Stated goal: Reproduce the data exactly and drop any pictures it holds.
- - - - - - -
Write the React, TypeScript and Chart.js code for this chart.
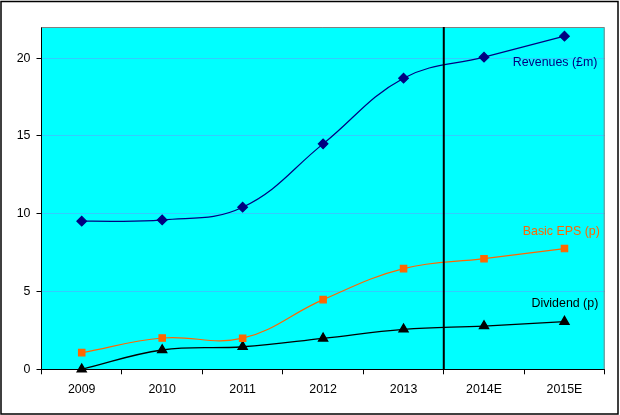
import React, { useEffect, useRef } from "react";
import { Chart, registerables } from "chart.js";

Chart.register(...registerables);

const categories = ["2009", "2010", "2011", "2012", "2013", "2014E", "2015E"];
const revenues = [9.52, 9.6, 10.42, 14.49, 18.71, 20.06, 21.41];
const basicEps = [1.07, 2.01, 2.0, 4.48, 6.47, 7.11, 7.76];
const dividend = [0.0, 1.24, 1.45, 1.99, 2.57, 2.78, 3.06];
const yTicks = [0, 5, 10, 15, 20];
const seriesLabels = ["Revenues (£m)", "Basic EPS (p)", "Dividend (p)"];
// label anchor (category index, value) — right-aligned text
const labelAnchors = [
  { x: 6.41, y: 19.72 },
  { x: 6.44, y: 8.85 },
  { x: 6.42, y: 4.2 },
];
const forecastSplit = 4.5;

const FONT = "'Liberation Sans', Arial, sans-serif";

export default function App() {
  const ref = useRef<HTMLCanvasElement>(null);

  useEffect(() => {
    document.body.style.margin = "0";
    const canvas = ref.current!;
    const colors = ["#000080", "#ff6600", "#000000"];

    const decor = {
      id: "decor",
      beforeDraw(chart: any) {
        const { ctx, chartArea: a } = chart;
        ctx.save();
        ctx.fillStyle = "#ffffff";
        ctx.fillRect(0, 0, chart.width, chart.height);
        ctx.fillStyle = "#00ffff";
        ctx.fillRect(a.left, a.top, a.right - a.left, a.bottom - a.top);
        ctx.strokeStyle = "#000000";
        ctx.lineWidth = 1.5;
        ctx.strokeRect(1, 1.5, 617, 412.5);
        ctx.restore();
      },
      afterDatasetsDraw(chart: any) {
        const { ctx, chartArea: a, scales } = chart;
        ctx.save();
        ctx.strokeStyle = "#808080";
        ctx.lineWidth = 1;
        ctx.beginPath();
        ctx.moveTo(a.left, a.top + 0.5);
        ctx.lineTo(a.right - 0.5, a.top + 0.5);
        ctx.lineTo(a.right - 0.5, a.bottom);
        ctx.stroke();
        const vx = scales.x.getPixelForValue(forecastSplit);
        ctx.strokeStyle = "#000000";
        ctx.lineWidth = 2;
        ctx.beginPath();
        ctx.moveTo(vx, a.top);
        ctx.lineTo(vx, a.bottom);
        ctx.stroke();
        ctx.font = `12.4px ${FONT}`;
        ctx.textAlign = "right";
        ctx.textBaseline = "middle";
        labelAnchors.forEach((p, i) => {
          ctx.fillStyle = colors[i];
          ctx.fillText(
            seriesLabels[i],
            scales.x.getPixelForValue(p.x),
            scales.y.getPixelForValue(p.y)
          );
        });
        ctx.restore();
      },
    };

    const chart = new Chart(canvas, {
      type: "line",
      data: {
        labels: categories,
        datasets: [
          {
            label: seriesLabels[0],
            data: revenues,
            borderColor: colors[0],
            backgroundColor: colors[0],
            borderWidth: 1.2,
            pointStyle: "rectRot",
            pointRadius: 4.8,
            tension: 0.4,
          },
          {
            label: seriesLabels[1],
            data: basicEps,
            borderColor: colors[1],
            backgroundColor: colors[1],
            borderWidth: 1.2,
            pointStyle: "rect",
            pointRadius: 4.5,
            tension: 0.4,
          },
          {
            label: seriesLabels[2],
            data: dividend,
            borderColor: colors[2],
            backgroundColor: colors[2],
            borderWidth: 1.3,
            pointStyle: "triangle",
            pointRadius: 5.3,
            tension: 0.4,
          },
        ],
      },
      options: {
        responsive: false,
        animation: false,
        clip: false as any,
        layout: { padding: { top: 27, right: 15.3, bottom: 0, left: 0 } },
        plugins: {
          legend: { display: false },
          tooltip: { enabled: false },
        },
        scales: {
          x: {
            offset: true,
            grid: {
              offset: true,
              drawOnChartArea: false,
              color: "#000000",
              tickColor: "#000000",
              tickLength: 5,
            },
            border: { color: "#000000", width: 1 },
            ticks: {
              color: "#000000",
              font: { family: FONT, size: 12.4 },
              padding: 8,
              maxRotation: 0,
            },
            afterFit(scale: any) {
              scale.height = 45.7;
            },
          },
          y: {
            min: 0,
            max: 22,
            afterBuildTicks(scale: any) {
              scale.ticks = yTicks.map((v) => ({ value: v }));
            },
            grid: {
              color: (c: any) => (c.tick && c.tick.value === 0 ? "rgba(0,0,0,0)" : "#33ccff"),
              tickColor: "#000000",
              tickLength: 5,
            },
            border: { color: "#000000", width: 1 },
            ticks: {
              color: "#000000",
              font: { family: FONT, size: 12.4 },
              padding: 6,
            },
            afterFit(scale: any) {
              scale.width = 41.5;
            },
          },
        },
      },
      plugins: [decor],
    });

    return () => chart.destroy();
  }, []);

  return (
    <div style={{ position: "absolute", left: 0, top: 0, width: 620, height: 415 }}>
      <canvas ref={ref} width={620} height={415} style={{ width: 620, height: 415 }} />
    </div>
  );
}
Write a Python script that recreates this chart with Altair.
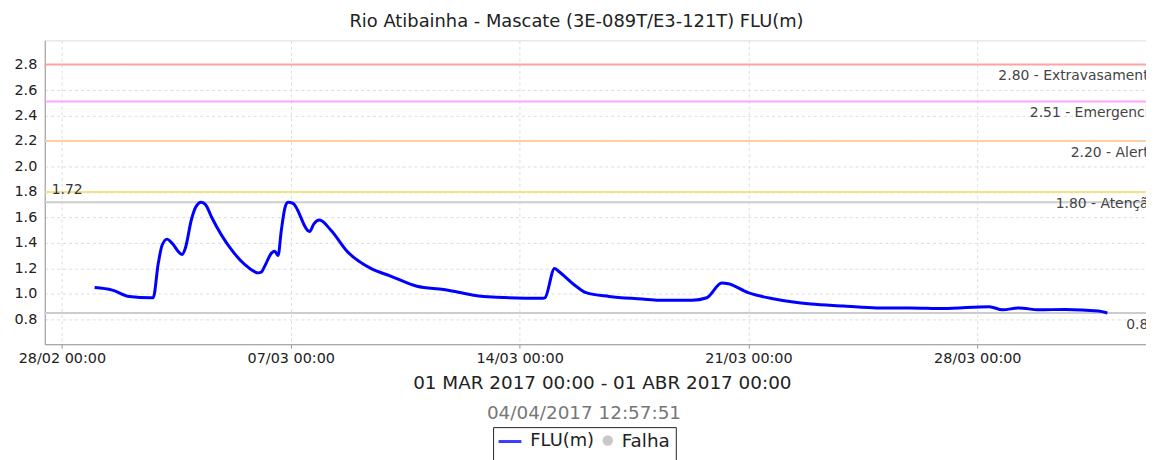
- - - - - - -
Solved problem:
Write the React, TypeScript and Chart.js code for this chart.
import React, { useEffect, useRef } from "react";
import { Chart, registerables } from "chart.js";

Chart.register(...registerables);

const categories = ["2009", "2010", "2011", "2012", "2013", "2014E", "2015E"];
const revenues = [9.52, 9.6, 10.42, 14.49, 18.71, 20.06, 21.41];
const basicEps = [1.07, 2.01, 2.0, 4.48, 6.47, 7.11, 7.76];
const dividend = [0.0, 1.24, 1.45, 1.99, 2.57, 2.78, 3.06];
const yTicks = [0, 5, 10, 15, 20];
const seriesLabels = ["Revenues (£m)", "Basic EPS (p)", "Dividend (p)"];
// label anchor (category index, value) — right-aligned text
const labelAnchors = [
  { x: 6.41, y: 19.72 },
  { x: 6.44, y: 8.85 },
  { x: 6.42, y: 4.2 },
];
const forecastSplit = 4.5;

const FONT = "'Liberation Sans', Arial, sans-serif";

export default function App() {
  const ref = useRef<HTMLCanvasElement>(null);

  useEffect(() => {
    document.body.style.margin = "0";
    const canvas = ref.current!;
    const colors = ["#000080", "#ff6600", "#000000"];

    const decor = {
      id: "decor",
      beforeDraw(chart: any) {
        const { ctx, chartArea: a } = chart;
        ctx.save();
        ctx.fillStyle = "#ffffff";
        ctx.fillRect(0, 0, chart.width, chart.height);
        ctx.fillStyle = "#00ffff";
        ctx.fillRect(a.left, a.top, a.right - a.left, a.bottom - a.top);
        ctx.strokeStyle = "#000000";
        ctx.lineWidth = 1.5;
        ctx.strokeRect(1, 1.5, 617, 412.5);
        ctx.restore();
      },
      afterDatasetsDraw(chart: any) {
        const { ctx, chartArea: a, scales } = chart;
        ctx.save();
        ctx.strokeStyle = "#808080";
        ctx.lineWidth = 1;
        ctx.beginPath();
        ctx.moveTo(a.left, a.top + 0.5);
        ctx.lineTo(a.right - 0.5, a.top + 0.5);
        ctx.lineTo(a.right - 0.5, a.bottom);
        ctx.stroke();
        const vx = scales.x.getPixelForValue(forecastSplit);
        ctx.strokeStyle = "#000000";
        ctx.lineWidth = 2;
        ctx.beginPath();
        ctx.moveTo(vx, a.top);
        ctx.lineTo(vx, a.bottom);
        ctx.stroke();
        ctx.font = `12.4px ${FONT}`;
        ctx.textAlign = "right";
        ctx.textBaseline = "middle";
        labelAnchors.forEach((p, i) => {
          ctx.fillStyle = colors[i];
          ctx.fillText(
            seriesLabels[i],
            scales.x.getPixelForValue(p.x),
            scales.y.getPixelForValue(p.y)
          );
        });
        ctx.restore();
      },
    };

    const chart = new Chart(canvas, {
      type: "line",
      data: {
        labels: categories,
        datasets: [
          {
            label: seriesLabels[0],
            data: revenues,
            borderColor: colors[0],
            backgroundColor: colors[0],
            borderWidth: 1.2,
            pointStyle: "rectRot",
            pointRadius: 4.8,
            tension: 0.4,
          },
          {
            label: seriesLabels[1],
            data: basicEps,
            borderColor: colors[1],
            backgroundColor: colors[1],
            borderWidth: 1.2,
            pointStyle: "rect",
            pointRadius: 4.5,
            tension: 0.4,
          },
          {
            label: seriesLabels[2],
            data: dividend,
            borderColor: colors[2],
            backgroundColor: colors[2],
            borderWidth: 1.3,
            pointStyle: "triangle",
            pointRadius: 5.3,
            tension: 0.4,
          },
        ],
      },
      options: {
        responsive: false,
        animation: false,
        clip: false as any,
        layout: { padding: { top: 27, right: 15.3, bottom: 0, left: 0 } },
        plugins: {
          legend: { display: false },
          tooltip: { enabled: false },
        },
        scales: {
          x: {
            offset: true,
            grid: {
              offset: true,
              drawOnChartArea: false,
              color: "#000000",
              tickColor: "#000000",
              tickLength: 5,
            },
            border: { color: "#000000", width: 1 },
            ticks: {
              color: "#000000",
              font: { family: FONT, size: 12.4 },
              padding: 8,
              maxRotation: 0,
            },
            afterFit(scale: any) {
              scale.height = 45.7;
            },
          },
          y: {
            min: 0,
            max: 22,
            afterBuildTicks(scale: any) {
              scale.ticks = yTicks.map((v) => ({ value: v }));
            },
            grid: {
              color: (c: any) => (c.tick && c.tick.value === 0 ? "rgba(0,0,0,0)" : "#33ccff"),
              tickColor: "#000000",
              tickLength: 5,
            },
            border: { color: "#000000", width: 1 },
            ticks: {
              color: "#000000",
              font: { family: FONT, size: 12.4 },
              padding: 6,
            },
            afterFit(scale: any) {
              scale.width = 41.5;
            },
          },
        },
      },
      plugins: [decor],
    });

    return () => chart.destroy();
  }, []);

  return (
    <div style={{ position: "absolute", left: 0, top: 0, width: 620, height: 415 }}>
      <canvas ref={ref} width={620} height={415} style={{ width: 620, height: 415 }} />
    </div>
  );
}
Write a Python script that recreates this chart with Altair.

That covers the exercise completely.